On March 25, 1931, a posse of white men converges on a freight train, pulling off nine startled and terrified black boys. Whatever the mob’s first intention, it is quickly diverted by the appearance of two young white women, Victoria Price and Ruby Bates. Selling their favors for enough money to survive another day, the girls are caught in an uncompromising situation, the cleverer of the two, Victoria, claiming they have been raped by the blacks.

Eager to assume the worst, the crowd delivers “the Scottsboro boys” into the local jail, where they begin a nightmarish journey trough a biased legal system and the Northern sentiment that arises in outrage to see real justice done.

New York magazine reporter Alice Whittier convinces her boss to sanction a trip to Alabama, where she interviews the two life-hardened women the Southern males are defending. Alice quickly realizes both women are lying, but only Ruby appears vulnerable to any discussion of the circumstances that have turned them from scorned females to victims embraced by sympathetic townspeople.

In this one incident, the imagination of a troubled nation is captured, a drama that will consume the public and the courts for decades to come. Scottsboro is Feldman’s testament to a divided nation and its desperate need to find distraction from the grueling realities of everyday life, the American dream trampled in the dry earth of poverty and neglect.

Focusing on the blatant bigotry of 1930’s America, various factions represent their interests, but those put unfairly into the penal system remain there, their meager solace that they are not the prisoners walking through the door of the death chamber. Mixed with politics, the subject of race, long central to this society, becomes a heady brew where careers are made and broken, where Jim Crow reigns unfettered, the country locked in a battle that is as divisive today as it was then, albeit more subtle.

In 1976, the last Scottsboro “boy” is pardoned by Governor George Wallace after the Voting Rights Bill is passed.

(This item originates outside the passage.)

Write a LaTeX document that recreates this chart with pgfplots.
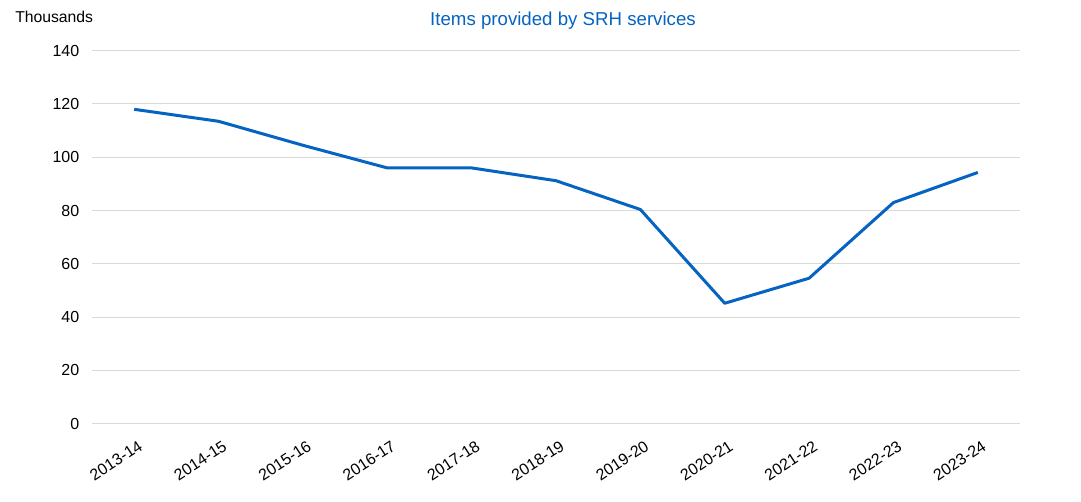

At sixty-four, Clarence Norris is the only living member of the group, the others either dying behind bars or subject to the random fates of a disinterested world. The beauty of Feldman’s novel does not derive from the sad ending but from the relevance of the Scottsboro incident and the deep psychic scar that marks this nation’s history.

In spite of one reporter’s perceptive revelations about time in place and the characters who make history, Feldman leaves the reader with troubling questions: How much has really changed? Has a once-divided country ever completely come back together as one nation? In times of war, we know the answer. Other times, there are frightening echoes of old feuds and cultural inequities, ominous as an unexplained shadow on an X-ray.